The Court analyzed each of the factors with respect to this particular debtor and found that the debt should not be discharged, determining that the bankruptcy court's findings to the contrary were "clearly erroneous." Judge Ebel, for the Court, concluded:
The above factors paint a picture of Mr. Woody as a man who has struggled to earn a decent income for much of his life, but who has in recent years found employment that utilizes his skills and provides him with a reasonable income. He has lived a relatively frugal existence, but has also chosen to devote a portion of his income to certain expenses that were not necessary to maintain his standard of living. While he was aware of the significant debts he had accrued in educational loans, he made very little effort to address these obligations and has effectively allowed them to languish for more than two decades . . . . Mr. Woody now finds himself approaching retirement age, making a decent income for the time being but concerned about his lack of retirement savings and the potential for expensive health problems in the future . . . . Under these circumstances — in particular, Mr. Woody’s present level of income and his lack of effort to make payments toward his educational loans despite the apparent availability of funds from which he could have done so — nondischarge of his HEAL loan debt would not be “excessive” or “exorbitant,” nor would it “[lie] outside the limits of what is reasonable or acceptable,” or be “shockingly unfair, harsh, unjust,” or “outrageous.”

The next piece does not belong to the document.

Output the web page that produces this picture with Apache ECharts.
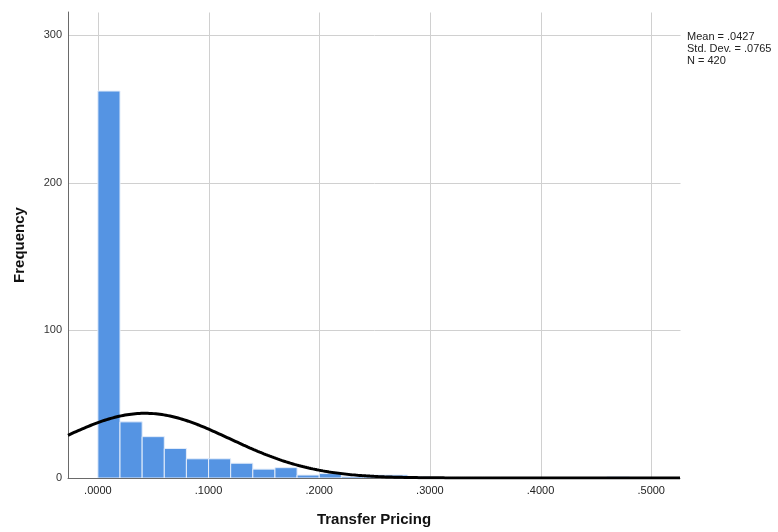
<!DOCTYPE html>
<html>
<head>
<meta charset="utf-8">
<script src="https://cdn.jsdelivr.net/npm/echarts@6/dist/echarts.min.js"></script>
<style>
  html, body { margin: 0; padding: 0; background: #ffffff; }
  #chart { width: 778px; height: 532px; }
</style>
</head>
<body>
<div id="chart"></div>
<script>
// Histogram bins (left edge of each bin) and their frequencies
const binLefts = [0.00, 0.02, 0.04, 0.06, 0.08, 0.10, 0.12, 0.14, 0.16, 0.18, 0.20, 0.22, 0.24, 0.26, 0.28, 0.46];
const counts   = [262,  38,   28,   20,   13,   13,   10,   6,    7,    2,    3,    1,    2,    2,    1,    1];
const binWidth = 0.02;

// Axis ticks used for the grid lines
const xTicks = [0, 0.1, 0.2, 0.3, 0.4, 0.5];
const yTicks = [100, 200, 300];

// Summary statistics shown beside the chart
const meanValue = 0.0427;
const sdValue = 0.0765;
const nValue = 420;
const statLines = ['Mean = .0427', 'Std. Dev. = .0765', 'N = 420'];

const xMin = -0.027, xMax = 0.526;
const yMin = 0, yMax = 315.5;

// Fitted normal curve scaled to histogram counts
const curve = [];
const steps = 300;
for (let i = 0; i <= steps; i++) {
  const x = xMin + (xMax - xMin) * i / steps;
  const z = (x - meanValue) / sdValue;
  const y = nValue * binWidth / (sdValue * Math.sqrt(2 * Math.PI)) * Math.exp(-0.5 * z * z);
  curve.push([x, y]);
}

const barData = binLefts.map((b, i) => [b, counts[i]]);
// grid line entries: [orientation (0 = vertical, 1 = horizontal), value]
const gridData = xTicks.map(v => [0, v]).concat(yTicks.map(v => [1, v]));
const font = 'Liberation Sans, Arial, sans-serif';

const chart = echarts.init(document.getElementById('chart'), null, { renderer: 'canvas' });
chart.setOption({
  animation: false,
  backgroundColor: '#ffffff',
  grid: { left: 68, right: 98, top: 12, bottom: 54, containLabel: false },
  xAxis: {
    type: 'value',
    min: xMin,
    max: xMax,
    splitNumber: 5,
    z: 5,
    axisLine: { show: true, onZero: false, lineStyle: { color: '#6a6a6a', width: 1 } },
    axisTick: { show: false },
    splitLine: { show: false },
    axisLabel: {
      margin: 7,
      color: '#222222',
      fontFamily: font,
      fontSize: 11,
      showMinLabel: true,
      showMaxLabel: true,
      formatter: function (v) {
        const k = v * 10;
        if (v < -1e-9 || Math.abs(k - Math.round(k)) > 1e-6) return '';
        return '.' + v.toFixed(4).split('.')[1];
      }
    },
    name: 'Transfer Pricing',
    nameLocation: 'middle',
    nameGap: 34,
    nameTextStyle: { color: '#111111', fontFamily: font, fontSize: 15, fontWeight: 'bold' }
  },
  yAxis: {
    type: 'value',
    min: yMin,
    max: yMax,
    interval: 100,
    z: 5,
    axisLine: { show: true, onZero: false, lineStyle: { color: '#6a6a6a', width: 1 } },
    axisTick: { show: false },
    splitLine: { show: false },
    axisLabel: {
      margin: 6,
      color: '#333333',
      fontFamily: font,
      fontSize: 11,
      formatter: function (v) { return (v % 100 === 0) ? String(v) : ''; }
    },
    name: 'Frequency',
    nameLocation: 'middle',
    nameGap: 41,
    nameTextStyle: { color: '#111111', fontFamily: font, fontSize: 15, fontWeight: 'bold' }
  },
  graphic: [{
    type: 'text',
    left: 687,
    top: 31,
    style: {
      text: statLines.join('\n'),
      fill: '#222222',
      font: '11px ' + font,
      lineHeight: 12
    }
  }],
  series: [
    {
      // grid lines behind the bars
      type: 'custom',
      z: 1,
      silent: true,
      data: gridData,
      encode: { x: 1 },
      renderItem: function (params, api) {
        const dir = api.value(0);
        const v = api.value(1);
        let a, b;
        if (dir === 0) { a = api.coord([v, yMin]); b = api.coord([v, yMax]); }
        else { a = api.coord([xMin, v]); b = api.coord([xMax, v]); }
        return {
          type: 'line',
          shape: { x1: Math.round(a[0]) + 0.5, y1: Math.round(a[1]) + 0.5, x2: Math.round(b[0]) + 0.5, y2: Math.round(b[1]) + 0.5 },
          style: { stroke: '#d0d0d0', lineWidth: 1 }
        };
      }
    },
    {
      type: 'custom',
      z: 2,
      data: barData,
      encode: { x: 0, y: 1 },
      renderItem: function (params, api) {
        const x0 = api.value(0);
        const c = api.value(1);
        const p0 = api.coord([x0, c]);
        const p1 = api.coord([x0 + binWidth, 0]);
        return {
          type: 'rect',
          shape: { x: p0[0], y: p0[1], width: p1[0] - p0[0], height: p1[1] - p0[1] },
          style: { fill: '#5594e3', stroke: '#e4edfa', lineWidth: 1 }
        };
      }
    },
    {
      type: 'line',
      z: 10,
      data: curve,
      showSymbol: false,
      smooth: false,
      silent: true,
      clip: true,
      lineStyle: { color: '#000000', width: 3 }
    }
  ]
});
</script>
</body>
</html>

While we do not doubt that Mr. Woody faces financial difficulty in the future based on his age, health, and lack of significant retirement savings, we cannot ignore the fact that he has gained steady, full-time professional employment and yet has failed to confront in good faith the obligation that he assumed when he accepted a HEAL loan, a failure that persisted even as he put away money for his own retirement and undertook voluntary expenses such as furniture storage, union membership, charitable contributions, and excess life insurance . . . We do not think that Congress intended the discharge provision of sec. 292f(g) to allow a debtor to spend decades without making loan payments, even after having worked full time for several years, then to receive a discharge of his HEAL loan obligations because his health begins to fail as he approaches retirement age.